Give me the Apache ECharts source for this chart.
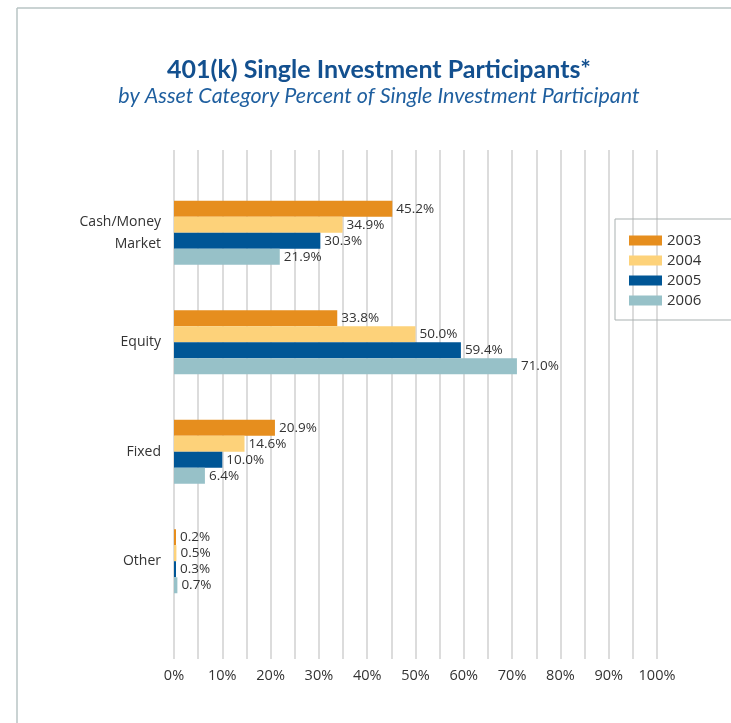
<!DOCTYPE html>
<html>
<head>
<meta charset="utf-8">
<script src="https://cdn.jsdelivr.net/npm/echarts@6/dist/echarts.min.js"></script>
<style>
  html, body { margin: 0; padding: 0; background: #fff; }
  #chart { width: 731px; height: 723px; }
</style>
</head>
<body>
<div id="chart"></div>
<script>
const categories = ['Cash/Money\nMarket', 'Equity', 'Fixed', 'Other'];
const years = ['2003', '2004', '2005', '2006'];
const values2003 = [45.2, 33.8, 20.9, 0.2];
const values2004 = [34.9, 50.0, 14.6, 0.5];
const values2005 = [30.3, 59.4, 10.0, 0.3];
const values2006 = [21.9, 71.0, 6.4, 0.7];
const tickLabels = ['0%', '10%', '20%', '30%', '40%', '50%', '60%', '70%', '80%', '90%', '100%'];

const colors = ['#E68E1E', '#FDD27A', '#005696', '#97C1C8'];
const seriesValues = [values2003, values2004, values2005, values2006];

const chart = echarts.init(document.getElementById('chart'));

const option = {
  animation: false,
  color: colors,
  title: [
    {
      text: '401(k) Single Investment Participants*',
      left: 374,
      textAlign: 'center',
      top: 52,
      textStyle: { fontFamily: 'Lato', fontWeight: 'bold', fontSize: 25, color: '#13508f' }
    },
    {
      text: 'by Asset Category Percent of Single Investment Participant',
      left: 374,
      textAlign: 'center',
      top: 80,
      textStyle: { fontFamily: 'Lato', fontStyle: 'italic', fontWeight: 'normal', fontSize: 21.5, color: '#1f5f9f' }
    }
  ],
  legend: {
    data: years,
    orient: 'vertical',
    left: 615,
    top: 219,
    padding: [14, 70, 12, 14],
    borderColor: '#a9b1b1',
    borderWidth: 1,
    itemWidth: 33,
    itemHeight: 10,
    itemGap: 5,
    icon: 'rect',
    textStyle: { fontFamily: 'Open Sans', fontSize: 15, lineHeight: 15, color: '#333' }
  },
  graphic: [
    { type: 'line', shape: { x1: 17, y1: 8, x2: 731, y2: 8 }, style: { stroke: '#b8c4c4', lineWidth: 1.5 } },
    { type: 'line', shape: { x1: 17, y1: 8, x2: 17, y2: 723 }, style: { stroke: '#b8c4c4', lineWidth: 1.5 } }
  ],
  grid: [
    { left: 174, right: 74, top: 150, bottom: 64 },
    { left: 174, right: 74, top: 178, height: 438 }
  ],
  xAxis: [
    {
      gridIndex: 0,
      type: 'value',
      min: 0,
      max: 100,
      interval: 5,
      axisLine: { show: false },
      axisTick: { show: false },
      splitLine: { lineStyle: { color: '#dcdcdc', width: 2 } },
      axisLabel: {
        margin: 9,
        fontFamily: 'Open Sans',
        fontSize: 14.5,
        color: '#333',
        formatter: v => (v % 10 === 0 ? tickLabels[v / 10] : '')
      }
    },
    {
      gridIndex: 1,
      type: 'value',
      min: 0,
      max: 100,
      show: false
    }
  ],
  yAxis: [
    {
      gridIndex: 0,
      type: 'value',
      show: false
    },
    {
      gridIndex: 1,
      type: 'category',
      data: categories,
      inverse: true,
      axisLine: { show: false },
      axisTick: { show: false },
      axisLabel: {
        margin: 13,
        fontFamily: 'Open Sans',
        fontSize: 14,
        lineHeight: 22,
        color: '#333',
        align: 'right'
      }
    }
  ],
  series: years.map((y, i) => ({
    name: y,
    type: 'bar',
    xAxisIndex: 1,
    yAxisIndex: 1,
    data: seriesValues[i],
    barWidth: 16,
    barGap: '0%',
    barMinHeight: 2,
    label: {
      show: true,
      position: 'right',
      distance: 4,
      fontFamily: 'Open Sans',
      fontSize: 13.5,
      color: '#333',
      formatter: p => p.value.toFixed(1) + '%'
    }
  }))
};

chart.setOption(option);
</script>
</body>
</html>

★ ★ ★ ★

* [EXERCISE] Reproduce the material above verbatim; omit every picture.

* [REPLY TO THE EXERCISE]
Give me the Apache ECharts source for this chart.
<!DOCTYPE html>
<html>
<head>
<meta charset="utf-8">
<script src="https://cdn.jsdelivr.net/npm/echarts@6/dist/echarts.min.js"></script>
<style>
  html, body { margin: 0; padding: 0; background: #fff; }
  #chart { width: 731px; height: 723px; }
</style>
</head>
<body>
<div id="chart"></div>
<script>
const categories = ['Cash/Money\nMarket', 'Equity', 'Fixed', 'Other'];
const years = ['2003', '2004', '2005', '2006'];
const values2003 = [45.2, 33.8, 20.9, 0.2];
const values2004 = [34.9, 50.0, 14.6, 0.5];
const values2005 = [30.3, 59.4, 10.0, 0.3];
const values2006 = [21.9, 71.0, 6.4, 0.7];
const tickLabels = ['0%', '10%', '20%', '30%', '40%', '50%', '60%', '70%', '80%', '90%', '100%'];

const colors = ['#E68E1E', '#FDD27A', '#005696', '#97C1C8'];
const seriesValues = [values2003, values2004, values2005, values2006];

const chart = echarts.init(document.getElementById('chart'));

const option = {
  animation: false,
  color: colors,
  title: [
    {
      text: '401(k) Single Investment Participants*',
      left: 374,
      textAlign: 'center',
      top: 52,
      textStyle: { fontFamily: 'Lato', fontWeight: 'bold', fontSize: 25, color: '#13508f' }
    },
    {
      text: 'by Asset Category Percent of Single Investment Participant',
      left: 374,
      textAlign: 'center',
      top: 80,
      textStyle: { fontFamily: 'Lato', fontStyle: 'italic', fontWeight: 'normal', fontSize: 21.5, color: '#1f5f9f' }
    }
  ],
  legend: {
    data: years,
    orient: 'vertical',
    left: 615,
    top: 219,
    padding: [14, 70, 12, 14],
    borderColor: '#a9b1b1',
    borderWidth: 1,
    itemWidth: 33,
    itemHeight: 10,
    itemGap: 5,
    icon: 'rect',
    textStyle: { fontFamily: 'Open Sans', fontSize: 15, lineHeight: 15, color: '#333' }
  },
  graphic: [
    { type: 'line', shape: { x1: 17, y1: 8, x2: 731, y2: 8 }, style: { stroke: '#b8c4c4', lineWidth: 1.5 } },
    { type: 'line', shape: { x1: 17, y1: 8, x2: 17, y2: 723 }, style: { stroke: '#b8c4c4', lineWidth: 1.5 } }
  ],
  grid: [
    { left: 174, right: 74, top: 150, bottom: 64 },
    { left: 174, right: 74, top: 178, height: 438 }
  ],
  xAxis: [
    {
      gridIndex: 0,
      type: 'value',
      min: 0,
      max: 100,
      interval: 5,
      axisLine: { show: false },
      axisTick: { show: false },
      splitLine: { lineStyle: { color: '#dcdcdc', width: 2 } },
      axisLabel: {
        margin: 9,
        fontFamily: 'Open Sans',
        fontSize: 14.5,
        color: '#333',
        formatter: v => (v % 10 === 0 ? tickLabels[v / 10] : '')
      }
    },
    {
      gridIndex: 1,
      type: 'value',
      min: 0,
      max: 100,
      show: false
    }
  ],
  yAxis: [
    {
      gridIndex: 0,
      type: 'value',
      show: false
    },
    {
      gridIndex: 1,
      type: 'category',
      data: categories,
      inverse: true,
      axisLine: { show: false },
      axisTick: { show: false },
      axisLabel: {
        margin: 13,
        fontFamily: 'Open Sans',
        fontSize: 14,
        lineHeight: 22,
        color: '#333',
        align: 'right'
      }
    }
  ],
  series: years.map((y, i) => ({
    name: y,
    type: 'bar',
    xAxisIndex: 1,
    yAxisIndex: 1,
    data: seriesValues[i],
    barWidth: 16,
    barGap: '0%',
    barMinHeight: 2,
    label: {
      show: true,
      position: 'right',
      distance: 4,
      fontFamily: 'Open Sans',
      fontSize: 13.5,
      color: '#333',
      formatter: p => p.value.toFixed(1) + '%'
    }
  }))
};

chart.setOption(option);
</script>
</body>
</html>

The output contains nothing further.